Resident Evil: The Final Chapter

Resident Evil: The Final Chapter ★★

"Wesker...YOU'RE FIRED!"

How will the world keep spinning with no more Resident Evil movies on the horizon?

A homage to itself, Resident Evil: The Final Chapter is (visionary?) director Paul W.S. Anderson's final attempt to convince the world that his wife is capable of more than one facial position. Alas, whilst the series has succeeded thrice in delivering legitimately fun action schlock, The Final Chapter fails miserably. That is to say that Anderson's vision is demolished in editing, massive set-pieces are ruined by jump cuts, scares are lessened by nasty timing and (worst of all) you can't tell what the fuck is happening in every fight scene. This is incredibly strange, as the last two Evil films in particular had some of the most fluent action in all of modern cinema. Perhaps it was budget constraints brought on by the deaths and injuries during production, or perhaps this film was actually ghost-directed by Olivier Megaton.

It's not all awful, however. The last 20 minutes offer the juiciest schlock since Wesker threw his sunglasses in 3D back in 2010, and provided me with enough laughs to last a lifetime. Twists are revealed in horrifying manners, the finale is executed awkwardly, it ties into the first film like a kid tying shoelaces for the first time, and the quoting of Donald Trump as a big showstopper is truly sidesplitting.

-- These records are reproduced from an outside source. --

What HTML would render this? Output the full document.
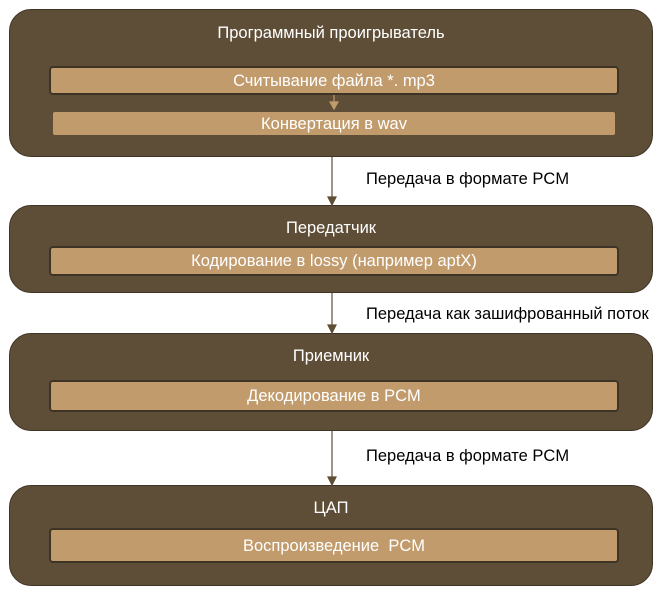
<!DOCTYPE html><html><head><style>
body{margin:0;width:667px;height:592px;background:#fff;position:relative;font-family:"Liberation Sans",sans-serif;overflow:hidden}
.o{position:absolute;left:9px;width:644px;background:#5f4e37;border:1.5px solid #3e3426;border-radius:22px;box-sizing:border-box}
.i{position:absolute;background:#c19b6c;border:2px solid #3e3426;border-radius:4px;box-sizing:border-box;color:#fff;font-size:16.5px;text-align:center;white-space:nowrap}
.t{position:absolute;left:9px;width:644px;text-align:center;color:#fff;font-size:16.5px;white-space:nowrap}
.l{position:absolute;left:366px;font-size:16.5px;color:#000;white-space:nowrap}
</style></head><body>
<div class="o" style="top:9px;height:148px"></div>
<div class="t" style="top:24px">Программный проигрыватель</div>
<div class="i" style="left:49px;top:66px;width:570px;height:29px;line-height:26px">Считывание файла *. mp3</div>
<div class="i" style="left:51px;top:110px;width:566px;height:27px;line-height:25px;border-color:#5f4e37">Конвертация в wav</div>
<div class="o" style="top:205px;height:88px"></div>
<div class="t" style="top:219px">Передатчик</div>
<div class="i" style="left:49px;top:246px;width:570px;height:30px;line-height:27px">Кодирование в lossy (например aptX)</div>
<div class="o" style="top:333px;height:98px"></div>
<div class="t" style="top:347px">Приемник</div>
<div class="i" style="left:49px;top:380px;width:570px;height:32px;line-height:29px">Декодирование в PCM</div>
<div class="o" style="top:485px;height:101px"></div>
<div class="t" style="top:499px">ЦАП</div>
<div class="i" style="left:49px;top:528px;width:570px;height:35px;line-height:32px">Воспроизведение&nbsp; PCM</div>
<div class="l" style="top:170px">Передача в формате PCM</div>
<div class="l" style="top:305px">Передача как зашифрованный поток</div>
<div class="l" style="top:447px">Передача в формате PCM</div>
<svg width="667" height="592" style="position:absolute;left:0;top:0">
<g stroke="#5f4e37" stroke-width="1.2" fill="#5f4e37">
<line x1="332" y1="157" x2="332" y2="198"/><polygon points="328,197 336,197 332,205"/>
<line x1="332" y1="293" x2="332" y2="326"/><polygon points="328,325 336,325 332,333"/>
<line x1="332" y1="431" x2="332" y2="478"/><polygon points="328,477 336,477 332,485"/>
</g>
<g stroke="#c19b6c" stroke-width="1.2" fill="#c19b6c">
<line x1="334" y1="95" x2="334" y2="103"/><polygon points="330,102 338,102 334,109"/>
</g>
</svg>
</body></html>
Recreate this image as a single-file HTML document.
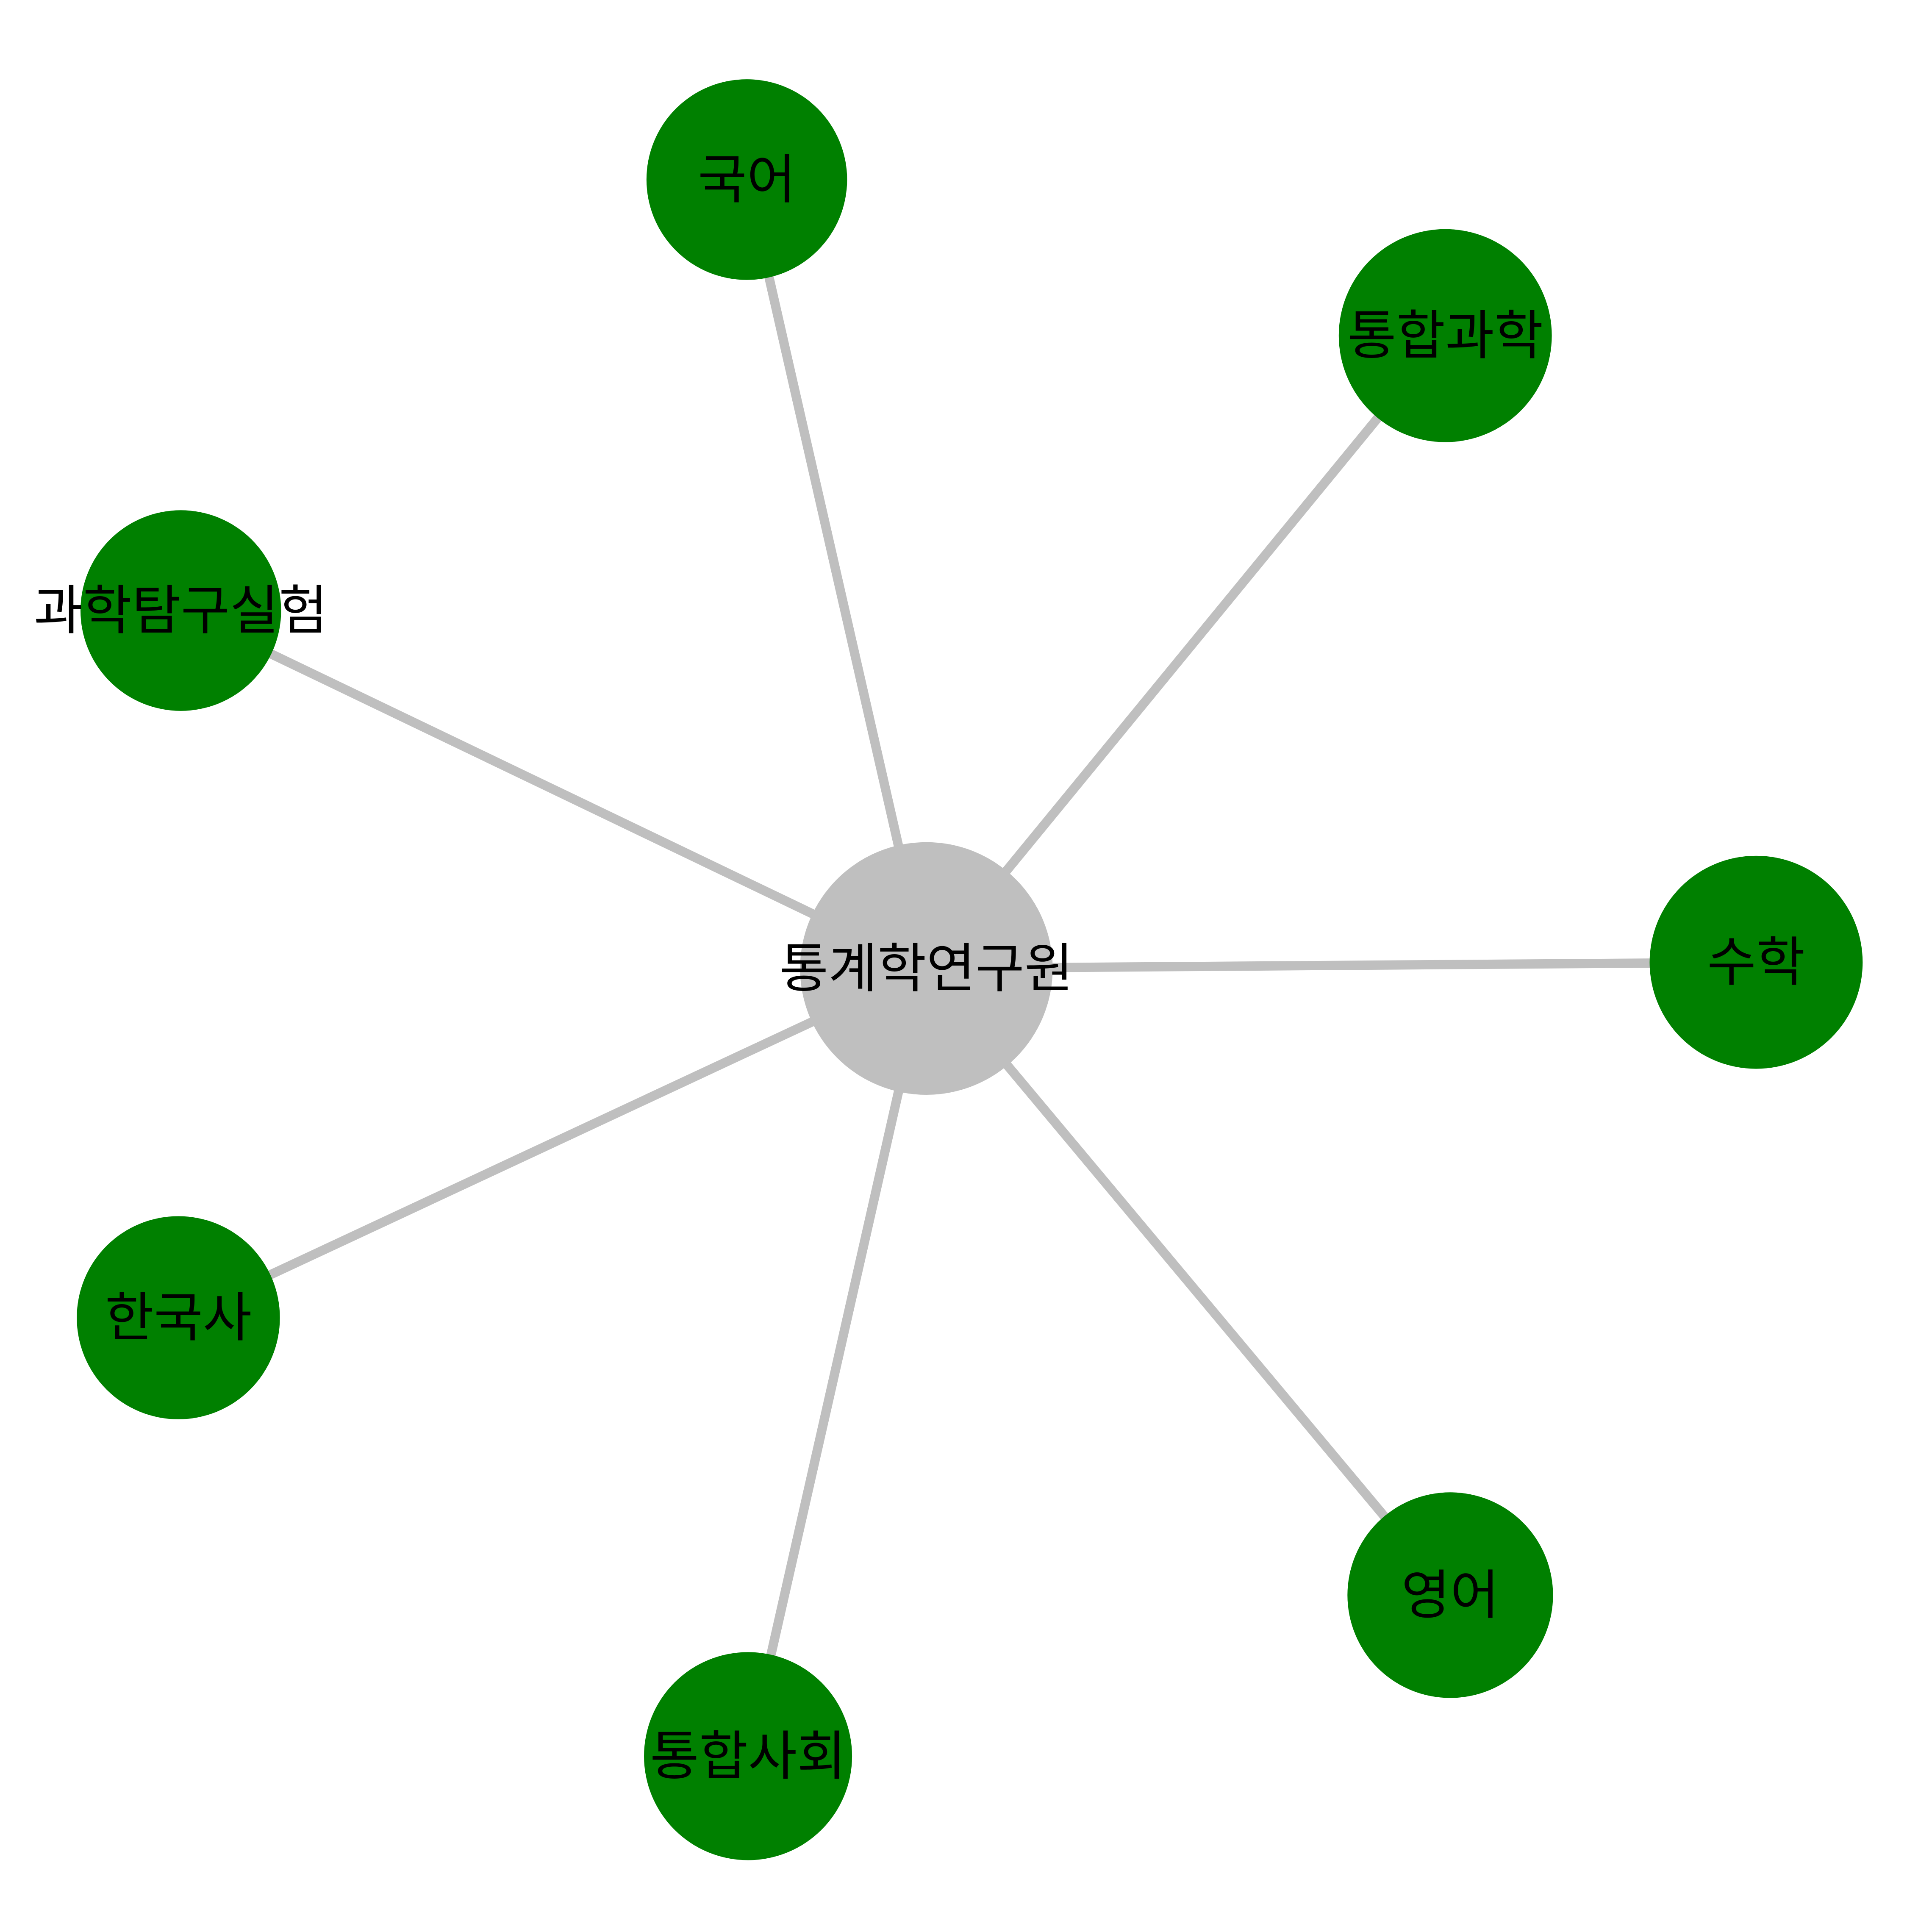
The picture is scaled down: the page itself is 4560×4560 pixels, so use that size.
<!DOCTYPE html>
<html><head><meta charset="utf-8"><style>
html,body{margin:0;padding:0;background:#fff;}
svg{display:block;}
text{font-family:"Liberation Sans","Noto Sans CJK KR","NanumGothic",sans-serif;font-size:43px;fill:#000;}
</style></head><body>
<svg id="chart" width="4560" height="4560" viewBox="0 0 1560 1560" xmlns="http://www.w3.org/2000/svg">
<g id="edges"></g>
<g id="nodes"></g>
</svg>
<script>
const centerLabel = "통계학연구원";
const centerPos = [748, 782];
const centerRadius = 102;
const nodeLabels = ["국어","통합과학","과학탐구실험","수학","한국사","통합사회","영어"];
const nodeX = [603,1167,146,1418,144,604,1171];
const nodeY = [145,271,493,777,1064,1418,1288];
const nodeRadius = [81,86,81,86,82,84,83];
const nodeNames = ["node-korean","node-integrated-science","node-science-lab","node-math","node-korean-history","node-integrated-social","node-english"];

const NS = "http://www.w3.org/2000/svg";
const edges = document.getElementById('edges');
const nodes = document.getElementById('nodes');

for (let i = 0; i < nodeLabels.length; i++) {
  const l = document.createElementNS(NS, 'line');
  l.setAttribute('x1', centerPos[0]); l.setAttribute('y1', centerPos[1]);
  l.setAttribute('x2', nodeX[i]); l.setAttribute('y2', nodeY[i]);
  l.setAttribute('stroke', '#bfbfbf'); l.setAttribute('stroke-width', 7.5);
  
  
  edges.appendChild(l);
}

function addNode(x, y, r, fill, label, name) {
  const g = document.createElementNS(NS, 'g');
  
  
  const c = document.createElementNS(NS, 'circle');
  c.setAttribute('cx', x); c.setAttribute('cy', y); c.setAttribute('r', r);
  c.setAttribute('fill', fill);
  
  
  const t = document.createElementNS(NS, 'text');
  t.setAttribute('x', x); t.setAttribute('y', y);
  t.setAttribute('text-anchor', 'middle'); t.setAttribute('dominant-baseline', 'central');
  t.textContent = label;
  
  
  g.appendChild(c); g.appendChild(t);
  nodes.appendChild(g);
}

addNode(centerPos[0], centerPos[1], centerRadius, '#bfbfbf', centerLabel, 'node-center');
for (let i = 0; i < nodeLabels.length; i++) {
  addNode(nodeX[i], nodeY[i], nodeRadius[i], '#008000', nodeLabels[i], nodeNames[i]);
}
</script>
</body></html>
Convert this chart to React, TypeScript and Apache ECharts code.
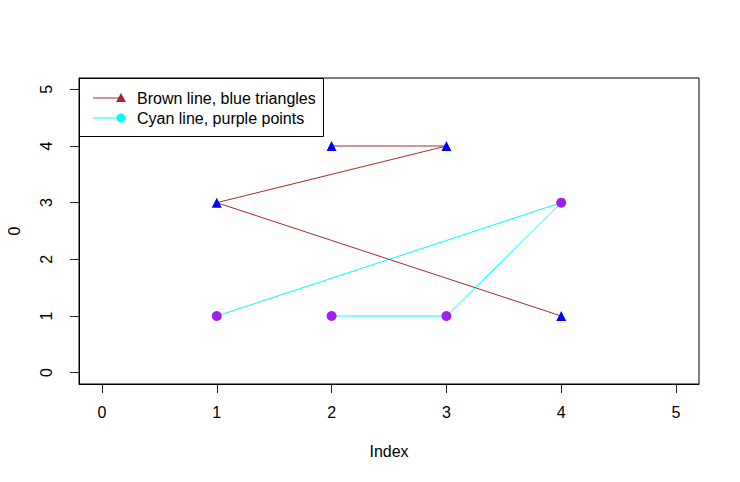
import React, { useEffect, useRef } from "react";
import * as echarts from "echarts";

const brownX = [2, 3, 1, 4];
const brownY = [4, 4, 3, 1];
const cyanX = [1, 4, 3, 2];
const cyanY = [1, 3, 1, 1];
const tickValues = [0, 1, 2, 3, 4, 5];
const legendLabels = ["Brown line, blue triangles", "Cyan line, purple points"];
const xTitle = "Index";
const yTitle = "0";

const FONT = "Liberation Sans, Arial, Helvetica, sans-serif";

export default function App() {
  const ref = useRef<HTMLDivElement>(null);
  useEffect(() => {
    if (!ref.current) return;
    const chart = echarts.init(ref.current, null, { renderer: "svg" });
    const brownData = brownX.map((x, i) => [x, brownY[i]]);
    const cyanData = cyanX.map((x, i) => [x, cyanY[i]]);
    const axisCommon = {
      type: "value" as const,
      min: -0.2,
      max: 5.2,
      splitLine: { show: false },
      axisLine: { show: true, onZero: false, lineStyle: { color: "#000", width: 1 } },
      axisTick: {
        show: true,
        customValues: tickValues,
        length: 9,
        lineStyle: { color: "#222", width: 1 },
      },
    };
    const lx = 79;
    const ly = 78;
    chart.setOption({
      animation: false,
      backgroundColor: "#fff",
      grid: {
        left: 79,
        top: 78,
        width: 620,
        height: 306,
        containLabel: false,
        outerBoundsMode: "none",
        show: true,
        borderColor: "#000",
        borderWidth: 1,
        backgroundColor: "transparent",
      },
      xAxis: {
        ...axisCommon,
        axisLabel: {
          customValues: tickValues,
          margin: 20,
          color: "#000",
          fontSize: 16,
          fontFamily: FONT,
        },
        name: xTitle,
        nameLocation: "middle",
        nameGap: 59,
        nameTextStyle: { color: "#000", fontSize: 16, fontFamily: FONT },
      },
      yAxis: {
        ...axisCommon,
        axisLabel: {
          customValues: tickValues,
          margin: 25,
          rotate: 90,
          color: "#000",
          fontSize: 16,
          fontFamily: FONT,
        },
        name: yTitle,
        nameLocation: "middle",
        nameGap: 57,
        nameTextStyle: { color: "#000", fontSize: 16, fontFamily: FONT },
      },
      series: [
        {
          type: "line",
          data: brownData,
          symbol: "triangle",
          symbolSize: 10,
          showAllSymbol: true,
          lineStyle: { color: "#A52A2A", width: 1 },
          itemStyle: { color: "#0000FF", borderWidth: 0 },
          z: 3,
        },
        {
          type: "line",
          data: cyanData,
          symbol: "circle",
          symbolSize: 10,
          showAllSymbol: true,
          lineStyle: { color: "#00FFFF", width: 1 },
          itemStyle: { color: "#A020F0", borderWidth: 0 },
          z: 2,
        },
      ],
      graphic: [
        {
          type: "rect",
          shape: { x: lx + 0.5, y: ly + 0.5, width: 244, height: 58 },
          style: { fill: "#fff", stroke: "#000", lineWidth: 1 },
          z: 10,
        },
        {
          type: "line",
          shape: { x1: lx + 14, y1: ly + 20, x2: lx + 42, y2: ly + 20 },
          style: { stroke: "#A52A2A", lineWidth: 1 },
          z: 11,
        },
        {
          type: "polygon",
          shape: { points: [[lx + 42, ly + 15], [lx + 47, ly + 24], [lx + 37, ly + 24]] },
          style: { fill: "#A52A2A" },
          z: 11,
        },
        {
          type: "text",
          x: lx + 58,
          y: ly + 20,
          style: {
            text: legendLabels[0],
            fill: "#000",
            fontSize: 16,
            fontFamily: FONT,
            verticalAlign: "middle",
          },
          z: 11,
        },
        {
          type: "line",
          shape: { x1: lx + 14, y1: ly + 40, x2: lx + 42, y2: ly + 40 },
          style: { stroke: "#00FFFF", lineWidth: 1 },
          z: 11,
        },
        {
          type: "circle",
          shape: { cx: lx + 42, cy: ly + 40, r: 4.5 },
          style: { fill: "#00FFFF" },
          z: 11,
        },
        {
          type: "text",
          x: lx + 58,
          y: ly + 40,
          style: {
            text: legendLabels[1],
            fill: "#000",
            fontSize: 16,
            fontFamily: FONT,
            verticalAlign: "middle",
          },
          z: 11,
        },
      ],
    });
    return () => chart.dispose();
  }, []);
  return (
    <div
      ref={ref}
      style={{ width: 740, height: 482, margin: -8 }}
    />
  );
}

Much like the series, it's time for this review to come to an end. I am going to miss the Resident Evil film series. Though it started off garbage, it has since found a way to become (like the Red Queen herself) self-aware. They're fun pieces of trash that entertain with strong direction, stunts and charm. Sadly, The Final Chapter muddles itself with too much seriousness and not enough cheese. Is it worth a watch? Well, if you've made it this far, dive back into The Hive and check it out.

At least it's intentions are purely popcorn entertainment that doesn't really target anything that's a genuine issue that requires sympathy and treatment for horror value, unlike say, Split.